## REQUIRED WORK
In the entries below, print exactly the lines from the first through the one with "from matplotlib.lines import Line2D", both included, and none of the pictures.

* BEGIN LISTED ENTRIES *

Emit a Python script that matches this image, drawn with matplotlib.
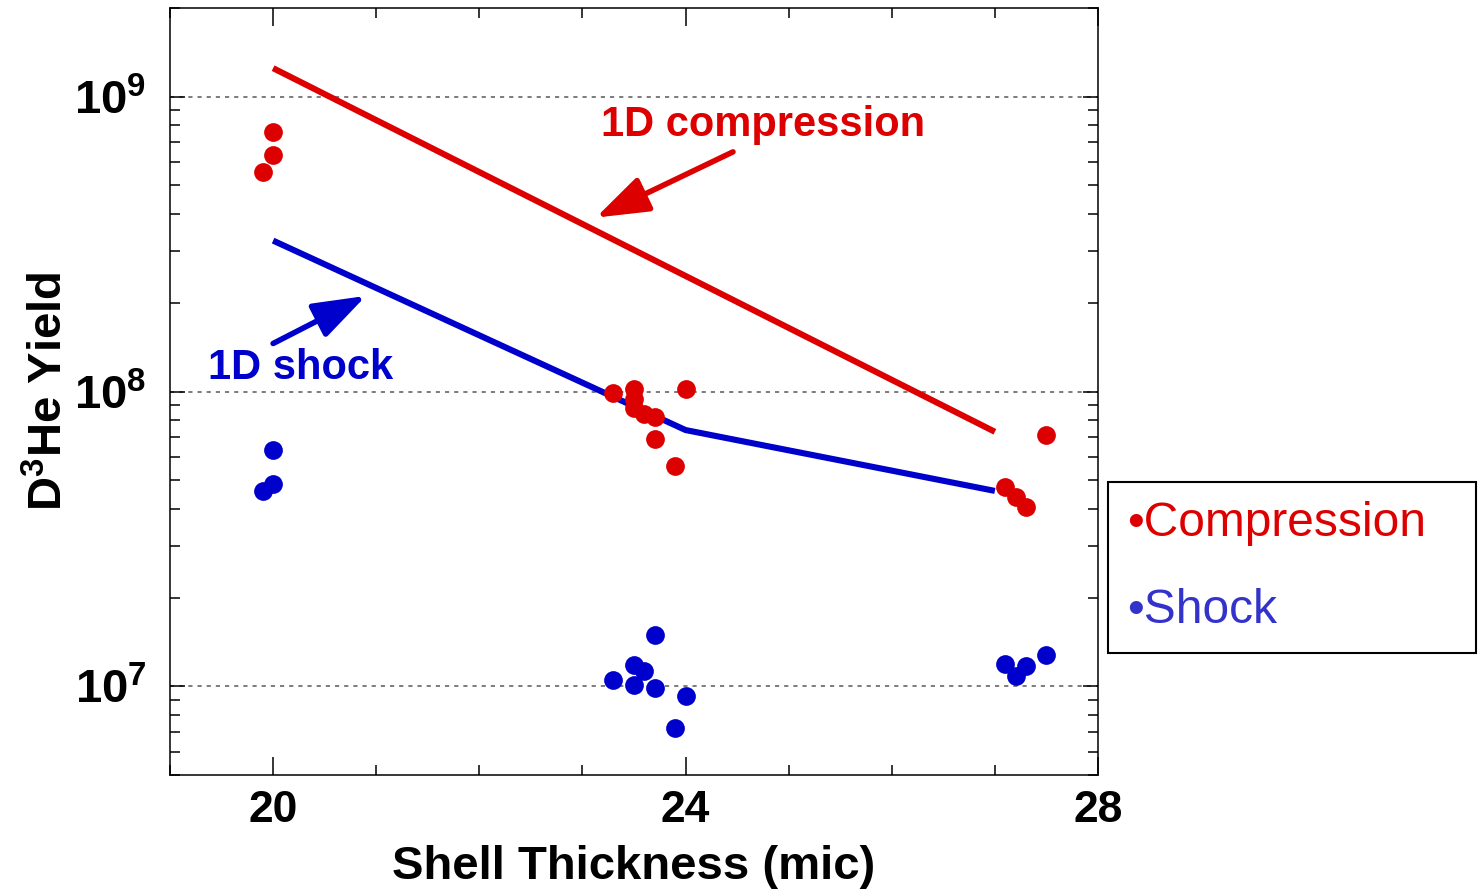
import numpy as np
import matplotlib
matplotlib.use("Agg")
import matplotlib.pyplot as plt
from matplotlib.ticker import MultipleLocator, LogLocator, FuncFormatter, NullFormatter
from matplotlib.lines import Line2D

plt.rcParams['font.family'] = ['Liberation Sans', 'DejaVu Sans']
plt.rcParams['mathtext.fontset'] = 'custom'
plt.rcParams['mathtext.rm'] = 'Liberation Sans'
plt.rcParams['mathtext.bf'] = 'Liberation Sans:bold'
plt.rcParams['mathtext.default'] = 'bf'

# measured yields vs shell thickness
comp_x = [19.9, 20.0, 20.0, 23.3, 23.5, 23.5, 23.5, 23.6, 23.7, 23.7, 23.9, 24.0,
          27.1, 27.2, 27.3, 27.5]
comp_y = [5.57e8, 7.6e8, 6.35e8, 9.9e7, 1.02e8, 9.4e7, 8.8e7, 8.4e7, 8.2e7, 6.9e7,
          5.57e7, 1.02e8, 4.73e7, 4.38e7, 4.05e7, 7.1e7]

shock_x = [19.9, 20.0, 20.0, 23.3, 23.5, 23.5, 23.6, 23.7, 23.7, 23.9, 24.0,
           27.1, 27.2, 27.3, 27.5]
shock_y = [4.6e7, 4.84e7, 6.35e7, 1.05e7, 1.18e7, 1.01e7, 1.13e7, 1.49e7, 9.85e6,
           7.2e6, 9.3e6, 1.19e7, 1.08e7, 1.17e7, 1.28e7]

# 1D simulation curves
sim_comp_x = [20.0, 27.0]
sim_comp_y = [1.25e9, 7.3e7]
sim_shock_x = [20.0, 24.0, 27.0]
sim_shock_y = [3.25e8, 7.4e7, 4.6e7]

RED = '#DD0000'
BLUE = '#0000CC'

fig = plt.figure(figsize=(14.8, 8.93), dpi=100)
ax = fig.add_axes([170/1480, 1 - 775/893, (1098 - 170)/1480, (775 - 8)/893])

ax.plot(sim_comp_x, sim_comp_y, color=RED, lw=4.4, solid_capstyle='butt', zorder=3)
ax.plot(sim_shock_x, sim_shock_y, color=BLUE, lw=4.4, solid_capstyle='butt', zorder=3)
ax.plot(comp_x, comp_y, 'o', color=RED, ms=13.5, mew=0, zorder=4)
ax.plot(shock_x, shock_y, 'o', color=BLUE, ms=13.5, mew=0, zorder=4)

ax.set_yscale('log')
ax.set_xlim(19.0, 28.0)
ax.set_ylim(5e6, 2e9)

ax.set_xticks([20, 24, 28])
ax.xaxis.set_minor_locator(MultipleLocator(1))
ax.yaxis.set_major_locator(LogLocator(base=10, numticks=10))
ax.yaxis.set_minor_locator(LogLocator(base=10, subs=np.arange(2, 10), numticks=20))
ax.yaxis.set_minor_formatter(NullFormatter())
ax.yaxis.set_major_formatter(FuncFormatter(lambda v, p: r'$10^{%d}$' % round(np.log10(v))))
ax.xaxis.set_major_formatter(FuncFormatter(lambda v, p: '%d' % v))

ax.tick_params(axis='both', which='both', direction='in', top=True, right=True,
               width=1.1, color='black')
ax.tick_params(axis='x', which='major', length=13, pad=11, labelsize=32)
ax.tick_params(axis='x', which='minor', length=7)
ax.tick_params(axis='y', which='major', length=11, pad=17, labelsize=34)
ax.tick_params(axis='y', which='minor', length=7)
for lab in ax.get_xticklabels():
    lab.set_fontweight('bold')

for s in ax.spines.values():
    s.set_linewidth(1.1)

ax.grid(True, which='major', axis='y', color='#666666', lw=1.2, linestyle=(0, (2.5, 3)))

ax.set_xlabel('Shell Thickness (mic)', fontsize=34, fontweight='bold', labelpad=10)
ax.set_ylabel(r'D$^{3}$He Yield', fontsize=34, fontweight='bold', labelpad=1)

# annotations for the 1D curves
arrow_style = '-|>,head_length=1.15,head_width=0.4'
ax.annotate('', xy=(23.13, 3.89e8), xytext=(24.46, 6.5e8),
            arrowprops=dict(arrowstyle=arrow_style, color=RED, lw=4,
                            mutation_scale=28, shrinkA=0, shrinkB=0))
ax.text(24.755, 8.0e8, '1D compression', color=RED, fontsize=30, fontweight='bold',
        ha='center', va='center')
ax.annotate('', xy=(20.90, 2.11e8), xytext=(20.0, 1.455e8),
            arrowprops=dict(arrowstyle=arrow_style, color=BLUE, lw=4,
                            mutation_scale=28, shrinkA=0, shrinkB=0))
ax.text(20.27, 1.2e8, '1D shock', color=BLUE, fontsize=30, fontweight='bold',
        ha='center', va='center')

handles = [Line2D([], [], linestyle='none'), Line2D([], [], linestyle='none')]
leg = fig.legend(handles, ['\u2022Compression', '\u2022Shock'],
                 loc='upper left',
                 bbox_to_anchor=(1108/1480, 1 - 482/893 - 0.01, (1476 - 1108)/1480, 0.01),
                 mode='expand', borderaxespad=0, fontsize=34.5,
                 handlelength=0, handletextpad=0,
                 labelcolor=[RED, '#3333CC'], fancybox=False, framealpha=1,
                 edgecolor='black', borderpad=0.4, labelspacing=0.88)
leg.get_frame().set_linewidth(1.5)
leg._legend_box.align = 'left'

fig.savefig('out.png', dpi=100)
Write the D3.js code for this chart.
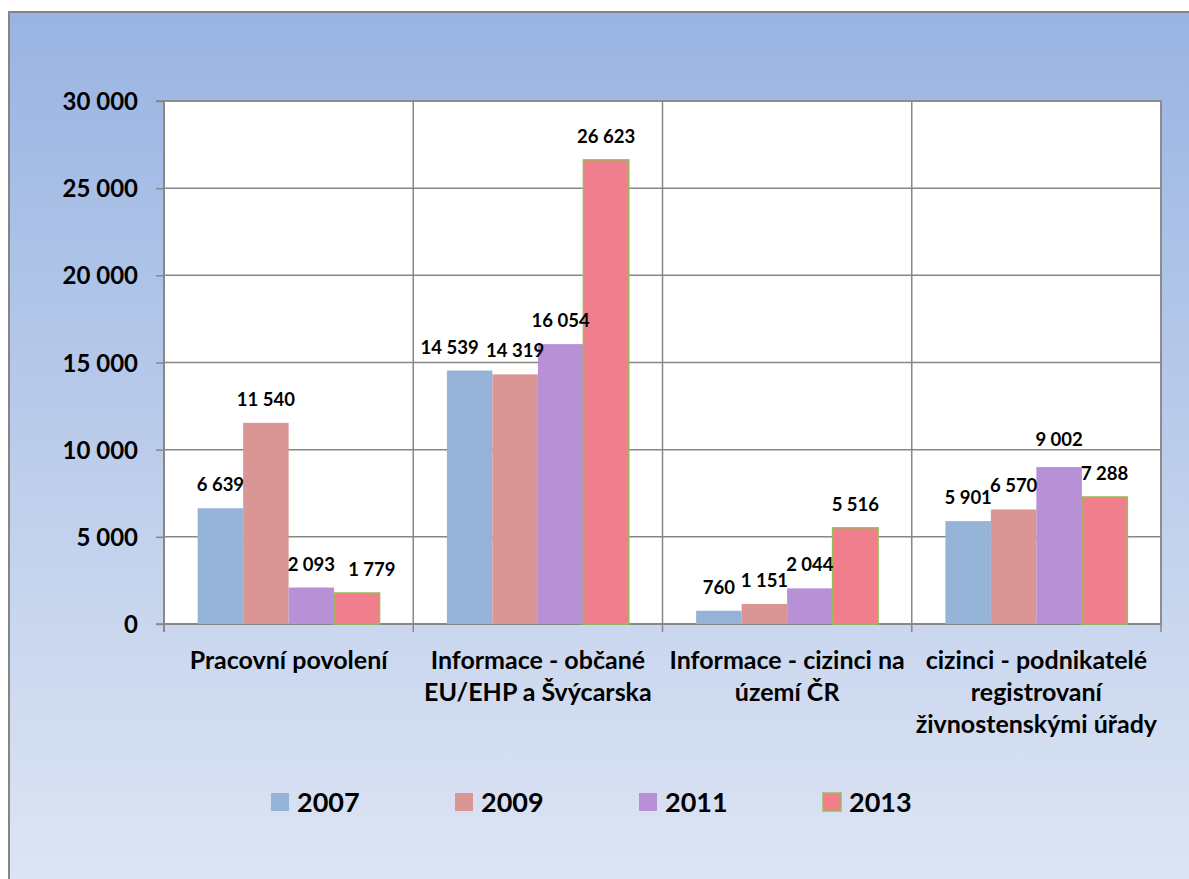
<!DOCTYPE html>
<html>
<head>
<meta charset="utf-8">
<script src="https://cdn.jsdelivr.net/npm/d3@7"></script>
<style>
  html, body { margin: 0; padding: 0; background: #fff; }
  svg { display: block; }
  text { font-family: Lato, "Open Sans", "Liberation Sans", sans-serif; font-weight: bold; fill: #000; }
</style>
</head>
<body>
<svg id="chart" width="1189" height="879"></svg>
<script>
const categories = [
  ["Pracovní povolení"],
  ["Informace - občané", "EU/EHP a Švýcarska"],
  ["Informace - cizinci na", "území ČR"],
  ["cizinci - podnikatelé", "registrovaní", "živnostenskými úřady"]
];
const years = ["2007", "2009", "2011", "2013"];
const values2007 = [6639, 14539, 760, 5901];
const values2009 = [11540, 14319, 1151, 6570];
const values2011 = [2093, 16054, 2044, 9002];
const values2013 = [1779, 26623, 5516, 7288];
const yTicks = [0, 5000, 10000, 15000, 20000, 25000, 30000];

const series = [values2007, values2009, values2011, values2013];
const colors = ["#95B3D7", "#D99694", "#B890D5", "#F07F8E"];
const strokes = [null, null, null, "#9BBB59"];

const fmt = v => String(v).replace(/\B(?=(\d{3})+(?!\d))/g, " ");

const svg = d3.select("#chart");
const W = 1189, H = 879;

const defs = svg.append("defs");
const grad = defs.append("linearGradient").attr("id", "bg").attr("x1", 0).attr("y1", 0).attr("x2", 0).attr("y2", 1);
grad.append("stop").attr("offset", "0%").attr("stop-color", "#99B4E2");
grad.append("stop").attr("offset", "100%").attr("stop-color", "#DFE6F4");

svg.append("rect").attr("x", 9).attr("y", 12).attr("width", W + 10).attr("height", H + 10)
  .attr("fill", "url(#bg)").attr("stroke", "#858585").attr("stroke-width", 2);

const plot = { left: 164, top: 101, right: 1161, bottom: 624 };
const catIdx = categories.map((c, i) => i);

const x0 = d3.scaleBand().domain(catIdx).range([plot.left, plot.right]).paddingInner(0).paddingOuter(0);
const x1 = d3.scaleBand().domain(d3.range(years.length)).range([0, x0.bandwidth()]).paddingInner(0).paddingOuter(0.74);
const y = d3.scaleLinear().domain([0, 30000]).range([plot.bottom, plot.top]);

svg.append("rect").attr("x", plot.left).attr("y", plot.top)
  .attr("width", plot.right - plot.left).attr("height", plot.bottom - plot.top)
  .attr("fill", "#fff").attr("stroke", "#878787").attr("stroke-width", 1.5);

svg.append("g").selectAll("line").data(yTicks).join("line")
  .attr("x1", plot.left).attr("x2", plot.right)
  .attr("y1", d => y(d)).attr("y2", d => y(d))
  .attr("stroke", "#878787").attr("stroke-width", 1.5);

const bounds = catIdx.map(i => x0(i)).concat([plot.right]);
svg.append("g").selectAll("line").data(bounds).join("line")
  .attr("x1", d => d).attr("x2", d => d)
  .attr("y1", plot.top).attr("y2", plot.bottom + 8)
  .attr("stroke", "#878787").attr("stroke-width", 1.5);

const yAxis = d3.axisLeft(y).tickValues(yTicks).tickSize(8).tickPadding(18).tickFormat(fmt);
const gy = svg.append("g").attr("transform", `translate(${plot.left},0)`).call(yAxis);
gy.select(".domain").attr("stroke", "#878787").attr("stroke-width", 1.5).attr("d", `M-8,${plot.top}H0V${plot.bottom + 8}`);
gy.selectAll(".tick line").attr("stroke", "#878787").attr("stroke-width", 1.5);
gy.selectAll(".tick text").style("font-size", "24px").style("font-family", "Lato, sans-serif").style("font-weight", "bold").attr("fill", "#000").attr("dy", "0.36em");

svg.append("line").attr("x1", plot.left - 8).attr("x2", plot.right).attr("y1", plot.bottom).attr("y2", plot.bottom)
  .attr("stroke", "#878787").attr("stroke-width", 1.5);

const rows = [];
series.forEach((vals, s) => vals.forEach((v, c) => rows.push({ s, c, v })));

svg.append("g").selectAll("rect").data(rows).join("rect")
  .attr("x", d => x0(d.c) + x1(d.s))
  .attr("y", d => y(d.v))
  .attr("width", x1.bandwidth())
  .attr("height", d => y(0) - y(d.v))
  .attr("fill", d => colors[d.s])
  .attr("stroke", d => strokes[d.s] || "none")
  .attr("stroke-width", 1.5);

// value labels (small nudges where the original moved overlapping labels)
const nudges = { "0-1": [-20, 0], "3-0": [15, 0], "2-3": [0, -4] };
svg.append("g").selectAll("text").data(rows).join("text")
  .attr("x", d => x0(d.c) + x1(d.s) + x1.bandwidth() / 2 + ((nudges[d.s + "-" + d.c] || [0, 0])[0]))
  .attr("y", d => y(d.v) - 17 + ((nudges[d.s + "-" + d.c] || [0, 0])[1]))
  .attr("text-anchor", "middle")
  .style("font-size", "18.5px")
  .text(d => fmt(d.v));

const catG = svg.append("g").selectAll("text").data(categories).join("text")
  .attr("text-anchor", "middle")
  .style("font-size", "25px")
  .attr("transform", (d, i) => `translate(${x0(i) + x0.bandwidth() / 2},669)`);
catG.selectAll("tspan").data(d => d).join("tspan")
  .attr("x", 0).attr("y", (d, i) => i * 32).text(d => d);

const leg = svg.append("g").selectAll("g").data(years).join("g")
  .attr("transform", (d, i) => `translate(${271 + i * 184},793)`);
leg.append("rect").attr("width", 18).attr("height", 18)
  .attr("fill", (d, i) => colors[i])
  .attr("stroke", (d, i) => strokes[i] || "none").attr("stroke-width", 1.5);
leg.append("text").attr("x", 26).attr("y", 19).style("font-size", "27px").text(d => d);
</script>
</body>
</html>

* END LISTED ENTRIES *

## EXERCISE SOLUTION
Emit a Python script that matches this image, drawn with matplotlib.
import numpy as np
import matplotlib
matplotlib.use("Agg")
import matplotlib.pyplot as plt
from matplotlib.ticker import MultipleLocator, LogLocator, FuncFormatter, NullFormatter
from matplotlib.lines import Line2D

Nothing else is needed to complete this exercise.